High on Douhet’s list of requirements was an independent air force, by 1919 a reality only in Britain. There, Douhet’s opposite number was a prewar pilot, Major General Sir Hugh Trenchard, who in 1918 had belatedly espoused strategic bombardment and established a highly capable force that raided far into Germany. Unlike Douhet, Trenchard had staying power, remaining as chief of the air staff for a decade after the war.

Trenchard had already seen the reality of heavy bombers in the Great War. Though Germany’s Zeppelin raids on London and environs gained most of the attention—the long, sleek dirigibles made great news copy—they proved too vulnerable to improved defenses. Instead, the kaiser had turned to an armada of Gothas and Riesen (giant) biplanes beginning in the spring of 1917. However, from 1915 to 1918 only some 300 tons of Teutonic ordnance fell on Britain, causing 1,400 deaths and nearly 5,000 other casualties. It represented barely two days’ sanguinary bill at the front, but the psychological impact was enormous. The appearance of German bombers in English skies led to nearly doubling the size of the Royal Flying Corps, literally overnight. It became the Royal Air Force in April 1918.

Meanwhile, in the nexus of wartime alliances, a third airpower champion appeared. He was a French-born American, Lieutenant Colonel William L. Mitchell, known to friends and to history as Billy.

As one of the senior U.S. airmen in France in 1917, Mitchell met Trenchard and established a warm personal and professional relationship. Six years junior to the Briton, Mitchell had won his wings in 1916 and was avid in his support of aviation. Rising rapidly, he rocketed to brigadier general and directed the Allied air effort supporting the huge Saint-Mihiel offensive in September 1918. Deploying nearly 1,500 planes, Mitchell crafted a remarkably effective air-ground plan in an era when aircraft voice radio was nearly nonexistent.
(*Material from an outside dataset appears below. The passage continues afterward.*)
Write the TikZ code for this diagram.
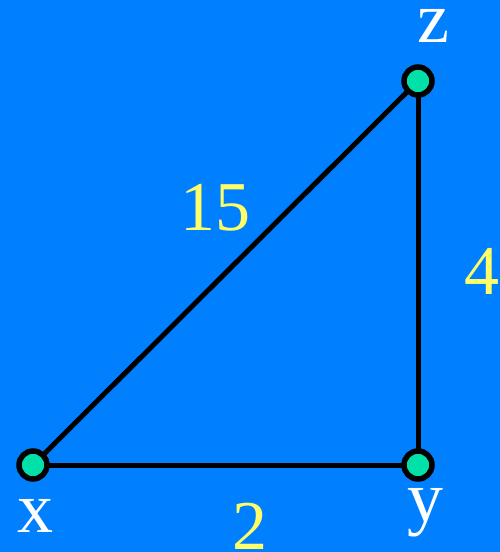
\documentclass[tikz,border=0pt]{standalone}
\usepackage{fontspec}
\setmainfont{Liberation Serif}
\definecolor{bg}{HTML}{0080FF}
\definecolor{vfill}{HTML}{00E0A8}
\definecolor{lblyel}{HTML}{FFFF66}
\begin{document}
\begin{tikzpicture}[x=1pt,y=-1pt,
  vertex/.style={circle,draw=black,line width=5.5pt,fill=vfill,minimum size=28pt,inner sep=0pt},
  edge/.style={draw=black,line width=5pt},
  vname/.style={text=white,anchor=base,inner sep=0pt,font=\fontsize{72}{80}\selectfont},
  wlabel/.style={text=lblyel,anchor=base,inner sep=0pt,font=\fontsize{70}{80}\selectfont}]
\fill[bg] (0,0) rectangle (500,552);
\useasboundingbox (0,0) rectangle (500,552);
\coordinate (px) at (33,465);
\coordinate (py) at (418,465);
\coordinate (pz) at (418,81);
\draw[edge] (px) -- (py);
\draw[edge] (px) -- (pz);
\draw[edge] (py) -- (pz);
\node[vertex] (x) at (px) {};
\node[vertex] (y) at (py) {};
\node[vertex] (z) at (pz) {};
\node[vname] (lx) at (35,532) {x};
\node[vname] (ly) at (425,521) {y};
\node[vname] (lz) at (433,42) {z};
\node[wlabel] (l15) at (215,230) {15};
\node[wlabel] (l4) at (482,294) {4};
\node[wlabel] (l2) at (250,549) {2};
\end{tikzpicture}
\end{document}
In his eighteen months in Europe, Mitchell made a name for himself, and enemies as well. His fiery advocacy of aviation alienated many ground officers, and his perceived flamboyance riled some of his fellow airmen. Because America lacked a strategic bombing force, his early focus was necessarily limited to tactical airpower, but after returning to America he soon raised his sights and became a disciple of Giulio Douhet.

All three men—the Italian, the Briton, and the American—faced similar postwar problems. The greatest was public and even military indifference. Conventional wisdom held that there would be no more Great Wars, especially with the emergence of the League of Nations. Consequently, vastly reduced defense funding became the fiscal bone that army and navy dogs scrapped over. With military and naval hierarchies firmly established, the upstart airmen began at a decided disadvantage, even with Britain’s Royal Air Force and then Italy’s Regia Aeronautica becoming independent services in 1923.

Mitchell faced a greater challenge than Douhet and Trenchard, as America enjoyed a 3,000-mile separation from Europe, courtesy of the Atlantic Ocean. No nation in the Western Hemisphere posed a remotely serious threat to the United States, leaving congressmen and senators to ask (not unwisely) why they should appropriate scarce funds for more flying machines.